▶ STATED PROBLEM: Restate the data word for word and leave the images out.

▶ RAW DATA:
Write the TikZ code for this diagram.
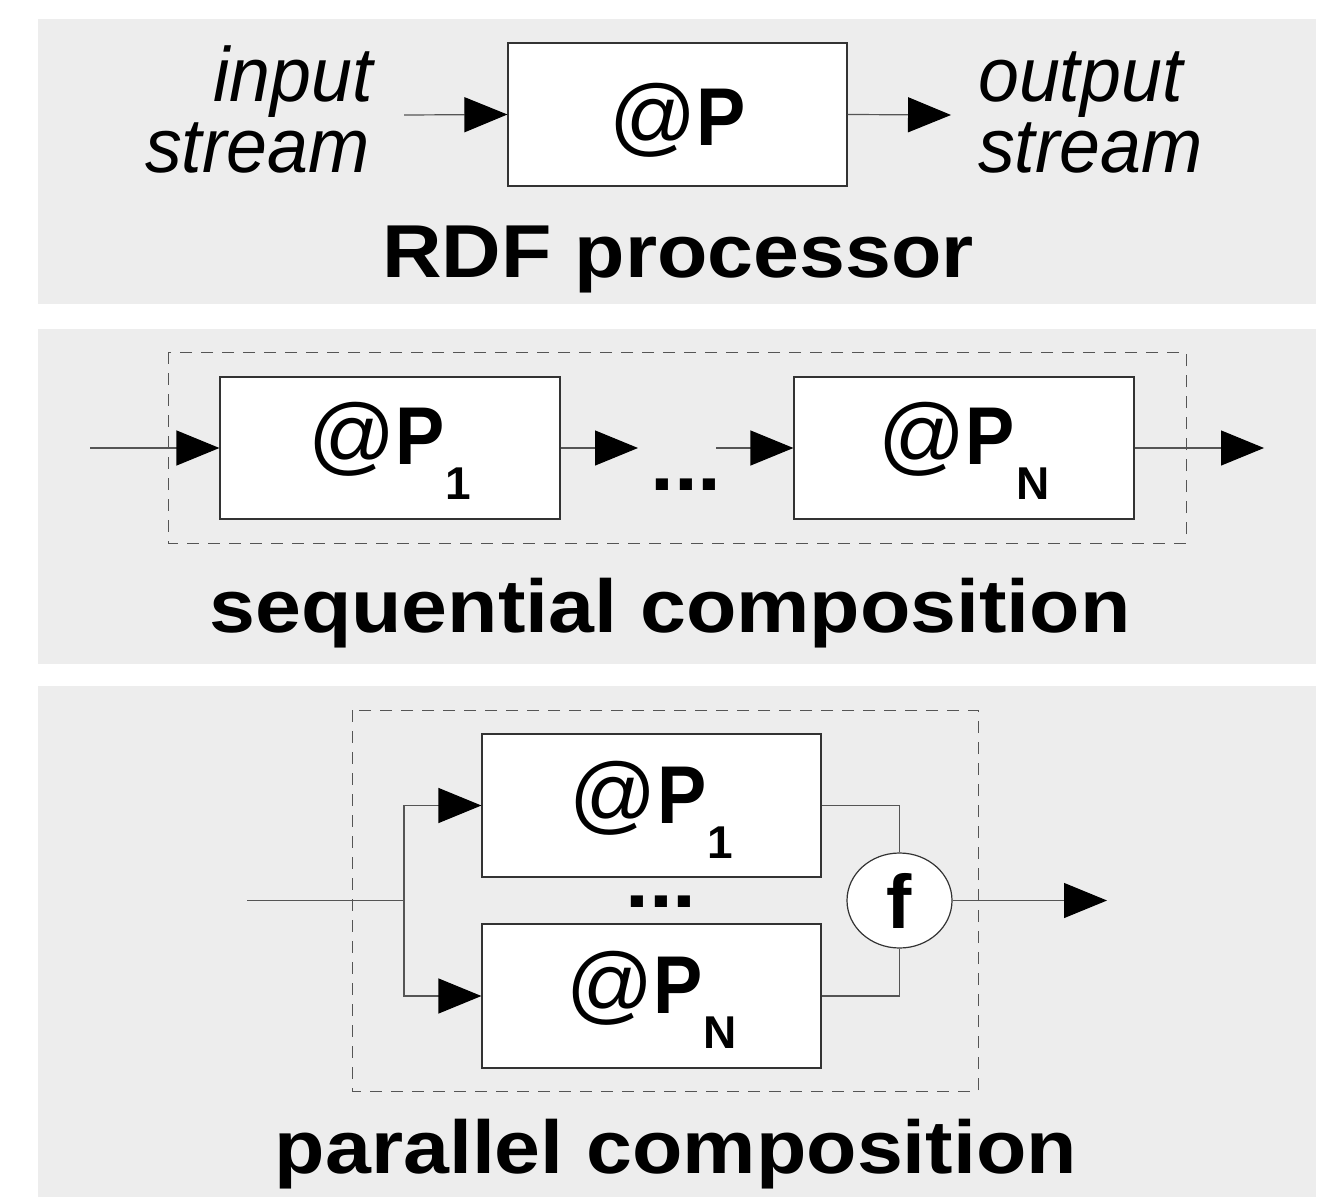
\documentclass[tikz,border=0pt]{standalone}
\usepackage{fontspec}
\setmainfont{Liberation Sans}[FakeStretch=1.10]
\newfontfamily\lblfont{Liberation Sans}
\newfontfamily\pfont{Liberation Sans}[FakeStretch=0.9]
\newfontfamily\itfont{Liberation Sans}[FakeStretch=0.955]
\usetikzlibrary{arrows.meta,shapes.geometric}
\definecolor{panelgray}{RGB}{237,237,237}
\definecolor{linegray}{RGB}{85,85,85}
\newcommand\fsz[1]{\fontsize{#1}{#1}\selectfont}
\newcommand\bigP{{\fsz{86}@}{\pfont\bfseries P}}
\newcommand\atP[1]{\bigP\kern1pt\raisebox{-35pt}{{\fsz{46}\bfseries #1}}}
\tikzset{
  panel/.style={fill=panelgray, draw=none},
  proc/.style={draw=black!80, line width=1.2pt, fill=white, inner sep=0pt,
    minimum width=339pt, minimum height=143pt, font=\lblfont\fsz{82}, text depth=0pt},
  frame/.style={draw=linegray, line width=1pt, dash pattern=on 12pt off 9pt},
  conn/.style={draw=linegray, line width=1.2pt},
  arr/.style={conn, -{Triangle[length=43pt,width=35pt,color=black]}},
  itx/.style={inner sep=0pt, font=\itfont\fsz{77}\itshape},
  itop/.style={itx, text depth=0pt},
  itbot/.style={itx, text height=40pt},
  ttl/.style={inner sep=0pt, font=\fsz{75}\bfseries, anchor=base},
  dotsty/.style={inner sep=0pt, font=\fsz{78}\bfseries, anchor=base},
  fun/.style={ellipse, draw=black!80, line width=1.2pt, fill=white, inner sep=0pt,
    minimum width=105pt, minimum height=95pt, font=\lblfont\fsz{76}\bfseries}
}
\begin{document}
\begin{tikzpicture}[x=1pt,y=-1pt]
\useasboundingbox (0,0) rectangle (1343,1198);
% panels
\fill[panel] (38,19) rectangle (1316,304);
\fill[panel] (38,329) rectangle (1316,664);
\fill[panel] (38,686) rectangle (1316,1197);

% ---- RDF processor
\node[proc, text height=63pt] (p) at (677.5,114.5) {\bigP};
\coordinate (in1) at (404,115);
\coordinate (out1) at (951,115);
\draw[arr] (in1) -- (p.west);
\draw[arr] (p.east) -- (out1);
\node[itop, anchor=base east] (inA) at (373,102) {input};
\node[itbot, anchor=base east] (inB) at (370,173) {stream};
\node[itop, anchor=base west] (outA) at (978,102) {output};
\node[itbot, anchor=base west] (outB) at (978,173) {stream};
\node[ttl] (t1) at (678,277) {RDF processor};

% ---- sequential composition
\draw[frame] (168,352) rectangle (1186,543);
\node[proc, minimum width=340pt, minimum height=142pt, text height=32pt] (s1) at (390,448) {\atP{1}};
\node[proc, minimum width=340pt, minimum height=142pt, text height=32pt] (sn) at (964,448) {\atP{N}};
\coordinate (in2) at (90,448);
\coordinate (m1) at (638,448);
\coordinate (m2) at (716,448);
\coordinate (out2) at (1264,448);
\draw[arr] (in2) -- (s1.west);
\draw[arr] (s1.east) -- (m1);
\draw[arr] (m2) -- (sn.west);
\draw[arr] (sn.east) -- (out2);
\node[dotsty] (d1) at (686,490) {...};
\node[ttl] (t2) at (670,632) {sequential composition};

% ---- parallel composition
\draw[frame] (352,710) rectangle (978,1091);
\node[proc, text height=35pt] (q1) at (651.5,805.5) {\atP{1}};
\node[proc, minimum height=144pt, text height=34pt] (qn) at (651.5,996) {\atP{N}};
\node[fun] (f) at (899.5,900.5) {f};
\coordinate (in3) at (247,900.5);
\coordinate (br) at (404,900.5);
\coordinate (out3) at (1107,900.5);
\draw[conn] (in3) -- (br);
\draw[arr] (br) |- (q1.west);
\draw[arr] (br) |- (qn.west);
\draw[conn] (q1.east) -| (f.north);
\draw[conn] (qn.east) -| (f.south);
\draw[arr] (f.east) -- (out3);
\node[dotsty] (d2) at (661,907) {...};
\node[ttl] (t3) at (676,1173) {parallel composition};
\end{tikzpicture}
\end{document}
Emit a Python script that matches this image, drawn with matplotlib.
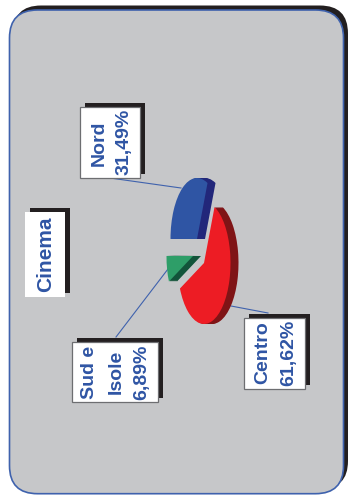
import matplotlib
matplotlib.use("Agg")
import matplotlib.pyplot as plt
from matplotlib.patches import FancyBboxPatch, Rectangle
from matplotlib.transforms import Affine2D

categories = ["Nord", "Sud e\nIsole", "Centro"]
values = [31.49, 6.89, 61.62]
value_labels = ["31,49%", "6,89%", "61,62%"]
title = "Cinema"
face_colors = ["#2f55a4", "#2e9e68", "#ed1c24"]
side_colors = ["#22277a", "#12543a", "#7f1416"]

TXT = "#2f55a4"
H = 495
plt.rcParams["font.family"] = ["Liberation Sans", "DejaVu Sans"]
fig = plt.figure(figsize=(3.5, 4.95), dpi=100, facecolor="white")
ax = fig.add_axes([0, 0, 1, 1])


def Y(y):
    return H - y


def rounded(x0, y0, x1, y1, r, **kw):
    ax.add_patch(FancyBboxPatch((x0 + r, Y(y1) + r), x1 - x0 - 2 * r, y1 - y0 - 2 * r,
                                boxstyle=f"round,pad={r},rounding_size={r}", **kw))


rounded(13, 5.5, 348, 489, 28, fc="#231f20", ec="none", zorder=1)
rounded(9.5, 10, 343.5, 493.7, 28, fc="#c6c7c9", ec="#3f62ad", lw=1.2, zorder=2)

# leader lines
for (a, b), (c, d) in [((110, 178), (181, 188)), ((116, 337), (168, 269)), ((231, 306), (268, 313))]:
    ax.plot([a, c], [Y(b), Y(d)], color="#3f62ad", lw=0.8, zorder=3)

# exploded, squashed pie with extruded side: each slice is placed on its own centre
rx, ry, depth = 26.5, 61, 8
centres = [(197, 239), (193, 256), (204, 263)]
for off in list(range(depth, 0, -1)) + [0]:
    cols = face_colors if off == 0 else side_colors
    wedges, _ = ax.pie(values, colors=cols, startangle=66.6,
                       counterclock=True, frame=True, radius=1)
    for w, (cx, cy) in zip(wedges, centres):
        w.set_transform(Affine2D().scale(rx, ry).translate(cx + off, Y(cy)) + ax.transData)
        w.set_zorder(4 + (depth - off) * 0.01)
        w.set_edgecolor("none")


def box(x0, y0, x1, y1, border=True):
    ax.add_patch(Rectangle((x0 + 5, Y(y1) + 4.5), x1 - x0, y1 - y0, fc="#231f20", ec="none", zorder=6))
    ax.add_patch(Rectangle((x0, Y(y1)), x1 - x0, y1 - y0, fc="white",
                           ec="#6d6e71" if border else "none", lw=0.9, zorder=7))


def label(x, y, s, size=14):
    ax.text(x + 2, Y(y), s, rotation=90, ha="center", va="center", color=TXT,
            fontsize=size, fontweight="bold", zorder=8)


box(25, 212, 65, 297, border=False)
label(44, 254, title, 15)

box(79.5, 107, 140, 178)
label(97, 143, categories[0])
label(122, 142, value_labels[0])

box(72, 342, 158, 402)
sud, isole = categories[1].split("\n")
label(88, 372, sud)
label(114, 372, isole)
label(140, 372, value_labels[1])

box(244, 318, 305, 389)
label(261, 353, categories[2])
label(287, 353, value_labels[2])

ax.set_xlim(0, 350)
ax.set_ylim(0, H)
ax.set_aspect("auto")
ax.axis("off")
fig.savefig("out.png", dpi=100, facecolor="white")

▶ TASK RESPONSE:
Write the TikZ code for this diagram.
\documentclass[tikz,border=0pt]{standalone}
\usepackage{fontspec}
\setmainfont{Liberation Sans}[FakeStretch=1.10]
\newfontfamily\lblfont{Liberation Sans}
\newfontfamily\pfont{Liberation Sans}[FakeStretch=0.9]
\newfontfamily\itfont{Liberation Sans}[FakeStretch=0.955]
\usetikzlibrary{arrows.meta,shapes.geometric}
\definecolor{panelgray}{RGB}{237,237,237}
\definecolor{linegray}{RGB}{85,85,85}
\newcommand\fsz[1]{\fontsize{#1}{#1}\selectfont}
\newcommand\bigP{{\fsz{86}@}{\pfont\bfseries P}}
\newcommand\atP[1]{\bigP\kern1pt\raisebox{-35pt}{{\fsz{46}\bfseries #1}}}
\tikzset{
  panel/.style={fill=panelgray, draw=none},
  proc/.style={draw=black!80, line width=1.2pt, fill=white, inner sep=0pt,
    minimum width=339pt, minimum height=143pt, font=\lblfont\fsz{82}, text depth=0pt},
  frame/.style={draw=linegray, line width=1pt, dash pattern=on 12pt off 9pt},
  conn/.style={draw=linegray, line width=1.2pt},
  arr/.style={conn, -{Triangle[length=43pt,width=35pt,color=black]}},
  itx/.style={inner sep=0pt, font=\itfont\fsz{77}\itshape},
  itop/.style={itx, text depth=0pt},
  itbot/.style={itx, text height=40pt},
  ttl/.style={inner sep=0pt, font=\fsz{75}\bfseries, anchor=base},
  dotsty/.style={inner sep=0pt, font=\fsz{78}\bfseries, anchor=base},
  fun/.style={ellipse, draw=black!80, line width=1.2pt, fill=white, inner sep=0pt,
    minimum width=105pt, minimum height=95pt, font=\lblfont\fsz{76}\bfseries}
}
\begin{document}
\begin{tikzpicture}[x=1pt,y=-1pt]
\useasboundingbox (0,0) rectangle (1343,1198);
% panels
\fill[panel] (38,19) rectangle (1316,304);
\fill[panel] (38,329) rectangle (1316,664);
\fill[panel] (38,686) rectangle (1316,1197);

% ---- RDF processor
\node[proc, text height=63pt] (p) at (677.5,114.5) {\bigP};
\coordinate (in1) at (404,115);
\coordinate (out1) at (951,115);
\draw[arr] (in1) -- (p.west);
\draw[arr] (p.east) -- (out1);
\node[itop, anchor=base east] (inA) at (373,102) {input};
\node[itbot, anchor=base east] (inB) at (370,173) {stream};
\node[itop, anchor=base west] (outA) at (978,102) {output};
\node[itbot, anchor=base west] (outB) at (978,173) {stream};
\node[ttl] (t1) at (678,277) {RDF processor};

% ---- sequential composition
\draw[frame] (168,352) rectangle (1186,543);
\node[proc, minimum width=340pt, minimum height=142pt, text height=32pt] (s1) at (390,448) {\atP{1}};
\node[proc, minimum width=340pt, minimum height=142pt, text height=32pt] (sn) at (964,448) {\atP{N}};
\coordinate (in2) at (90,448);
\coordinate (m1) at (638,448);
\coordinate (m2) at (716,448);
\coordinate (out2) at (1264,448);
\draw[arr] (in2) -- (s1.west);
\draw[arr] (s1.east) -- (m1);
\draw[arr] (m2) -- (sn.west);
\draw[arr] (sn.east) -- (out2);
\node[dotsty] (d1) at (686,490) {...};
\node[ttl] (t2) at (670,632) {sequential composition};

% ---- parallel composition
\draw[frame] (352,710) rectangle (978,1091);
\node[proc, text height=35pt] (q1) at (651.5,805.5) {\atP{1}};
\node[proc, minimum height=144pt, text height=34pt] (qn) at (651.5,996) {\atP{N}};
\node[fun] (f) at (899.5,900.5) {f};
\coordinate (in3) at (247,900.5);
\coordinate (br) at (404,900.5);
\coordinate (out3) at (1107,900.5);
\draw[conn] (in3) -- (br);
\draw[arr] (br) |- (q1.west);
\draw[arr] (br) |- (qn.west);
\draw[conn] (q1.east) -| (f.north);
\draw[conn] (qn.east) -| (f.south);
\draw[arr] (f.east) -- (out3);
\node[dotsty] (d2) at (661,907) {...};
\node[ttl] (t3) at (676,1173) {parallel composition};
\end{tikzpicture}
\end{document}
Emit a Python script that matches this image, drawn with matplotlib.
import matplotlib
matplotlib.use("Agg")
import matplotlib.pyplot as plt
from matplotlib.patches import FancyBboxPatch, Rectangle
from matplotlib.transforms import Affine2D

categories = ["Nord", "Sud e\nIsole", "Centro"]
values = [31.49, 6.89, 61.62]
value_labels = ["31,49%", "6,89%", "61,62%"]
title = "Cinema"
face_colors = ["#2f55a4", "#2e9e68", "#ed1c24"]
side_colors = ["#22277a", "#12543a", "#7f1416"]

TXT = "#2f55a4"
H = 495
plt.rcParams["font.family"] = ["Liberation Sans", "DejaVu Sans"]
fig = plt.figure(figsize=(3.5, 4.95), dpi=100, facecolor="white")
ax = fig.add_axes([0, 0, 1, 1])


def Y(y):
    return H - y


def rounded(x0, y0, x1, y1, r, **kw):
    ax.add_patch(FancyBboxPatch((x0 + r, Y(y1) + r), x1 - x0 - 2 * r, y1 - y0 - 2 * r,
                                boxstyle=f"round,pad={r},rounding_size={r}", **kw))


rounded(13, 5.5, 348, 489, 28, fc="#231f20", ec="none", zorder=1)
rounded(9.5, 10, 343.5, 493.7, 28, fc="#c6c7c9", ec="#3f62ad", lw=1.2, zorder=2)

# leader lines
for (a, b), (c, d) in [((110, 178), (181, 188)), ((116, 337), (168, 269)), ((231, 306), (268, 313))]:
    ax.plot([a, c], [Y(b), Y(d)], color="#3f62ad", lw=0.8, zorder=3)

# exploded, squashed pie with extruded side: each slice is placed on its own centre
rx, ry, depth = 26.5, 61, 8
centres = [(197, 239), (193, 256), (204, 263)]
for off in list(range(depth, 0, -1)) + [0]:
    cols = face_colors if off == 0 else side_colors
    wedges, _ = ax.pie(values, colors=cols, startangle=66.6,
                       counterclock=True, frame=True, radius=1)
    for w, (cx, cy) in zip(wedges, centres):
        w.set_transform(Affine2D().scale(rx, ry).translate(cx + off, Y(cy)) + ax.transData)
        w.set_zorder(4 + (depth - off) * 0.01)
        w.set_edgecolor("none")


def box(x0, y0, x1, y1, border=True):
    ax.add_patch(Rectangle((x0 + 5, Y(y1) + 4.5), x1 - x0, y1 - y0, fc="#231f20", ec="none", zorder=6))
    ax.add_patch(Rectangle((x0, Y(y1)), x1 - x0, y1 - y0, fc="white",
                           ec="#6d6e71" if border else "none", lw=0.9, zorder=7))


def label(x, y, s, size=14):
    ax.text(x + 2, Y(y), s, rotation=90, ha="center", va="center", color=TXT,
            fontsize=size, fontweight="bold", zorder=8)


box(25, 212, 65, 297, border=False)
label(44, 254, title, 15)

box(79.5, 107, 140, 178)
label(97, 143, categories[0])
label(122, 142, value_labels[0])

box(72, 342, 158, 402)
sud, isole = categories[1].split("\n")
label(88, 372, sud)
label(114, 372, isole)
label(140, 372, value_labels[1])

box(244, 318, 305, 389)
label(261, 353, categories[2])
label(287, 353, value_labels[2])

ax.set_xlim(0, 350)
ax.set_ylim(0, H)
ax.set_aspect("auto")
ax.axis("off")
fig.savefig("out.png", dpi=100, facecolor="white")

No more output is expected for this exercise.